She decided to study in the United States after her father spent a year there as a visiting professor at the University of Michigan, and she wrote letters to New York University and Columbia University, the latter of which accepted her to their doctoral program. A 1967-1971 Noble Fellow, she obtained a PhD in fine arts at Columbia in 1972; her dissertation French Realism and the Dutch Masters: The Influence of Dutch Seventeenth-Century Painting on the Development of French Painting Between 1830 and 1870 was supervised by Theodore Reff and Allen Staley.

While studying at Columbia, she worked as an assistant at Roy Andries de Groot's New York City office, with one of her jobs being describing meals for his food journalism pieces (de Groot was blind); in 2025, Chu recalled to The New Yorker that "when he wrote what I had described, it was all in Technicolor". She also worked as a New York City history researcher at the Museum of the City of New York and a Dutch document translator at the New York State Education Department.

===Academic career===
After working at the Institut Néerlandais from 1965 to 1972, she joined Seton Hall University in 1972 as an assistant professor, before being promoted to associate professor in 1977 and to full professor in 1980. She chaired Seton Hall's department of art and music from 1977 until 1998. She was eventually promoted to professor emerita. She and Barbara Cate co-founded Seton Hall's Master of Arts Program in Museum Professions.

As an academic, she specializes in 19th-century European art, especially in French art and Gustave Courbet. She has written and edited several books, including The Popularization of Images (1994), The Most Arrogant Man in France (2007) and Qing Encounters (2015). She edited and translated a volume of Gustave Courbet's letters, published as The Letters of Gustave Courbet in 1992. She co-edited the Princeton Series in Nineteenth-Century Art, Culture, and Society from 1991 to 1997. She also authored a textbook named Nineteenth Century European Art, published by Prentice Hall in 2002, and she wrote The Illustrated Bartschs two-part volume on Vivant Denon. In 2008, she and Laurinda S. Dixon published a festschrift on Gabriel P. Weisberg.

She also contributed to several exhibition catalogues, such as The Art of the July Monarchy (1990), French Paintings from the Musée Fabre, Montpellier (2003), and Anton Mauve 1838-1888 (2009). In addition to academic journals, she often contributed to magazines like Apollo and Arts Magazine.

In 1986, she was awarded a Guggenheim Fellowship. In 1999, she served as president of the Association of Historians of Nineteenth-Century Art. She was one of the co-founders of Nineteenth-Century Art Worldwide.
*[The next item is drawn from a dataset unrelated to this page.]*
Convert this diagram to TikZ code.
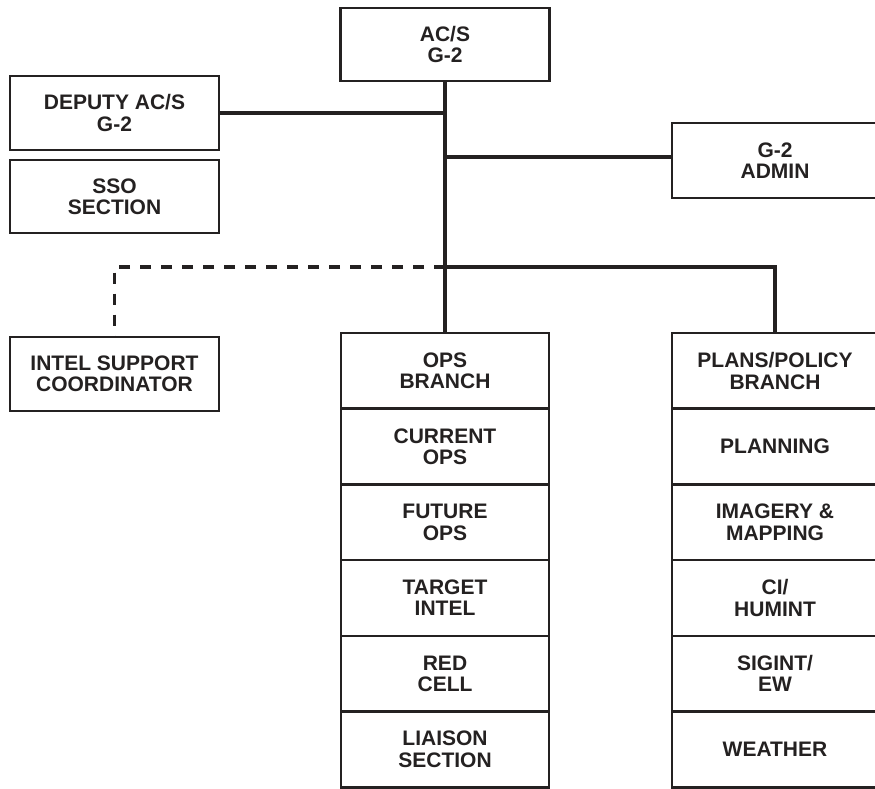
\documentclass[tikz,border=0pt]{standalone}
\usepackage{fontspec}
\setmainfont{Liberation Sans}
\definecolor{ink}{rgb}{0.14,0.13,0.13}
\begin{document}
\begin{tikzpicture}[x=1pt,y=-1pt,
  box/.style={draw=ink,line width=2.6pt,rectangle,inner sep=0pt,align=center,
    text=ink,font=\fontsize{21}{21.3}\selectfont\bfseries},
  opsbox/.style={box,minimum width=208pt,minimum height=75.7pt},
  plbox/.style={box,minimum width=206pt,minimum height=75.7pt},
  wide/.style={box,minimum width=209pt},
  link/.style={draw=ink,line width=3.4pt},
  dlink/.style={link,dash pattern=on 11pt off 10pt}]
\useasboundingbox (0,0) rectangle (875,789);
% top boxes
\node[wide,minimum height=73pt] (acs) at (445,44.5) {AC/S\\G-2};
\node[wide,minimum height=74pt] (dep) at (114.5,113) {DEPUTY AC/S\\G-2};
\node[wide,minimum height=73pt] (sso) at (114.5,196.5) {SSO\\SECTION};
\node[box,minimum width=206pt,minimum height=75pt] (adm) at (775,160.5) {G-2\\ADMIN};
\node[wide,minimum height=74pt] (isc) at (114.5,374) {INTEL SUPPORT\\COORDINATOR};
% ops column
\node[opsbox] (o1) at (445,370.85) {OPS\\BRANCH};
\node[opsbox] (o2) at (445,446.55) {CURRENT\\OPS};
\node[opsbox] (o3) at (445,522.25) {FUTURE\\OPS};
\node[opsbox] (o4) at (445,597.95) {TARGET\\INTEL};
\node[opsbox] (o5) at (445,673.65) {RED\\CELL};
\node[opsbox] (o6) at (445,749.35) {LIAISON\\SECTION};
% plans column
\node[plbox] (p1) at (775,370.85) {PLANS/POLICY\\BRANCH};
\node[plbox] (p2) at (775,446.55) {PLANNING};
\node[plbox] (p3) at (775,522.25) {IMAGERY \&\\MAPPING};
\node[plbox] (p4) at (775,597.95) {CI/\\HUMINT};
\node[plbox] (p5) at (775,673.65) {SIGINT/\\EW};
\node[plbox] (p6) at (775,749.35) {WEATHER};
% junctions
\coordinate (j2) at (445,157);
\coordinate (j3) at (445,267);
% connectors
\draw[link] (acs.south) -- (o1.north);
\draw[link] (dep.east) -- (dep.east -| acs.south);
\draw[link] (j2) -- (j2 -| adm.west);
\draw[link] (j3) -| (p1.north);
\draw[dlink] (j3) -| (isc.north);
\end{tikzpicture}
\end{document}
He was also a 1990 Institute for Advanced Study Fellow, a 1994-1995 Metropolitan Museum of Art Whitney Art History Fellow, and 2013 Getty Research Institute Fellow. She won the 2015 College Art Association Distinguished Teaching of Art History Award.
===Personal life===
In 1971, she married Fen-Dow Chu, a Taiwanese MIT-educated naval architect and son of artist I-Chao Chu. The two had met at a tenant party she and a roommate hosted in order to get a vacuum cleaner to borrow. They have four children.

She lives in South Orange, New Jersey. She is fluent in Dutch, English, French and German, She also started learning Chinese after the two married.
==Works==
- French Realism and the Dutch Masters, Haentjens Dekker & Gumbert (1974)
- (ed.) Courbet in Perspective (1977)
- (with Gabriel P. Weisberg) The Realist Tradition: French Painting and Drawing 1830-1900 (1980)
- Dominique Vivant Denon (vol. 121 of The Illustrated Bartsch; 1985 and 1988)
- (ed. and trans.) Letters of Gustave Courbet (1992) (Note: Reviews of this book:)
- (ed. with Gabriel P. Weisberg) The Popularization of Images: Visual Culture under the July Monarchy (1994) (Note: Reviews of this book:)
- (with Jörg Zutter) Courbet: Artiste et promoteur de son oeuvre (1998, exhibition catalogue)
- Gustave Courbet: En Revoltör Lanserar Sitt Verk, National Museum (1999)
- Nineteenth-Century European Art (2002)
- Beyond the Frame: Impressionism Revisited: The Sculptures of J. Seward Johnson, Jr. (2003, Bullfinch)
- The Most Arrogant Man in France: Gustave Courbet and the Nineteenth-century Media Culture (2007) (Note: Reviews of this book:)
- (ed. with Laurinda S. Dixon) Twenty-First Century Perspectives on Nineteenth-Century Art: Essays in Honor of Gabriel P. Weisberg (2008)
- (ed. with Ning Ding) Qing Encounters: Artistic Exchanges Between China and the West (2015)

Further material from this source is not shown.